Si le prix de l’eau potable, en tant que tel, est variable, que dire de celui de l’eau avec assainissement ?

Le prix moyen de l’assainissement collectif seul est en moyenne de 1,85 euro. Là encore, les écarts sont très importants, puisque certains départements dépassent en moyenne 3 euros par mètre cube, quand d’autres pratiquent des prix inférieurs à 1 euro. Les écarts sont, là encore, plus importants dans les départements ruraux. Selon la dernière étude de la Confédération générale du logement, les prix peuvent monter jusqu’à 7,77 euros par mètre cube dans les zones rurales, alors qu’ils sont limités à 1,81 euro dans les villes de plus de 100 000 habitants.

De plus, ces situations ne sont pas sans inconvénients pour le remboursement et l’amortissement des installations et du réseau. Un prix élevé incite à des pratiques de contournement. Il n’est pas rare de voir des abonnés consommer moins d’eau du réseau et se rabattre sur des installations comme une citerne ou un puits. Si ces solutions peuvent être bonnes pour l’environnement, elles ne mettent pas moins en danger la gestion financière de l’assainissement collectif en matière d’amortissement et de trésorerie.

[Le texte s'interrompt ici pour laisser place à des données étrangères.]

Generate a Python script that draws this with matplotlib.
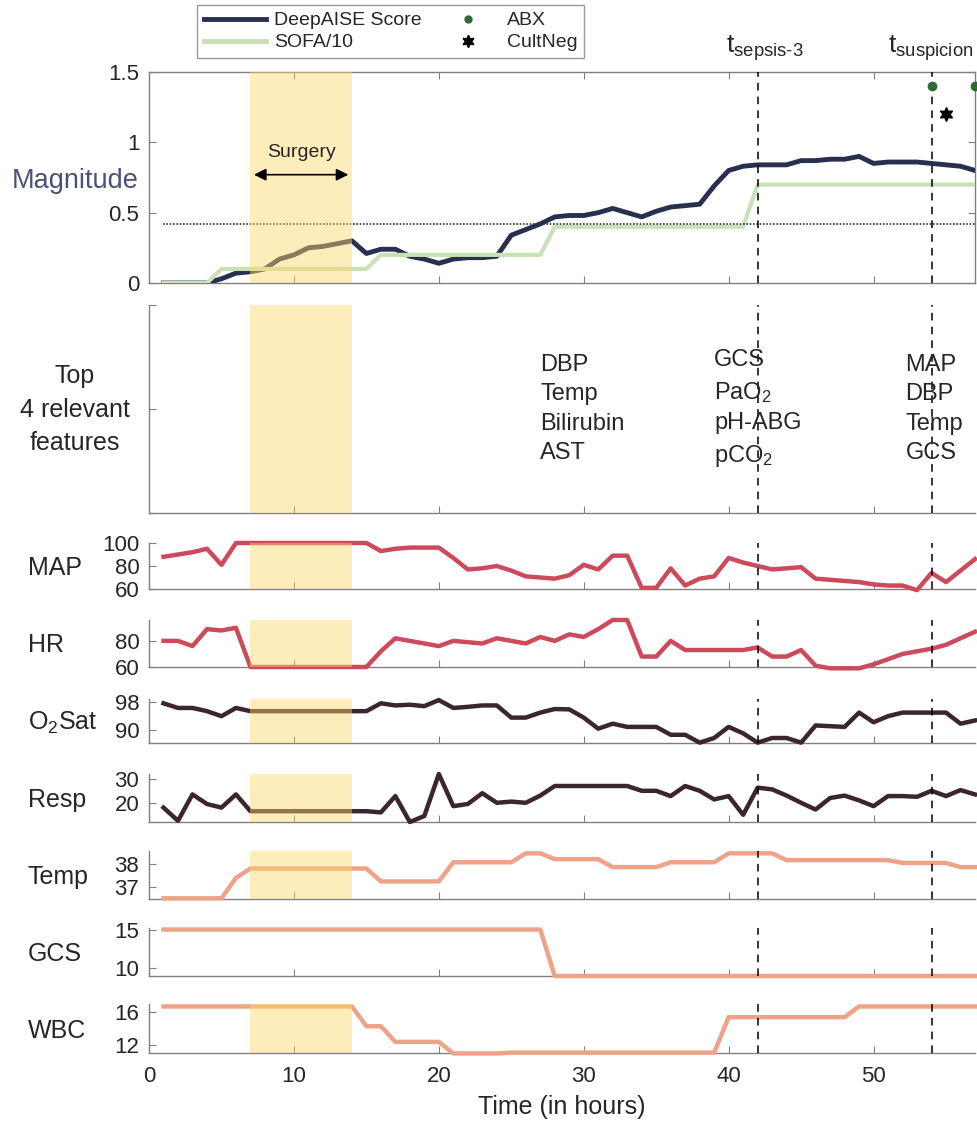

Chacun, je l’espère, conviendra que l’eau étant un bien commun de la Nation, comme l’affirme la loi, et un produit de première nécessité, une telle situation n’est pas acceptable.

Des initiatives sont prises pour harmoniser le prix de l’eau. Ainsi, Rennes Métropole ambitionne d’harmoniser progressivement les prix de l’eau potable et de l’assainissement pour arriver en 2024 à une facture moyenne de 220 euros par an pour 120 mètres cubes, soit 1,83 euro par mètre cube. Rennes Métropole n’est pas la seule collectivité à engager des procédures d’harmonisation du coût de l’eau, mais c’est un exemple intéressant.

La loi portant nouvelle organisation territoriale de la République a certes consacré le transfert des compétences en matière d’eau et d’assainissement aux EPCI à fiscalité propre à l’horizon de 2020, ce qui va permettre une harmonisation progressive des prix au sein des communautés de communes ou communautés d’agglomération. Cependant, nous savons tous que ces collectivités restent et resteront de taille et de nature très diverses, ce qui ne nous permet pas d’espérer que cette seule évolution résoudra le problème des différences de coût, donc de prix, donc d’accès à l’eau. C’est pourquoi il faut continuer de chercher les moyens de réduire ces écarts.

Pour finir, j’insiste sur le fait que la solution n’est pas inaccessible. Même si les écarts maximums peuvent être forts entre deux communes, on s’aperçoit qu’en moyenne, la différence de coût de l’eau entre les départements se situe plutôt dans un rapport de 1 à 1,35.

C’est la raison pour laquelle il conviendrait de demander au Comité national de l’eau de formuler des propositions pour pratiquer un lissage des prix et arriver, autant que faire se peut, à une égalité des citoyens devant le prix du mètre cube d’eau, au moins à l’échelon du département, qui semble le périmètre minimum pour permettre une vraie solidarité. C’est le sens de l’amendement que je porterai dans la discussion et que rend possible l’article L. 213-1 du code de l’environnement.

Puisque la situation est inéquitable tant pour les citoyens que pour les territoires, essayons de nous donner les moyens de la changer.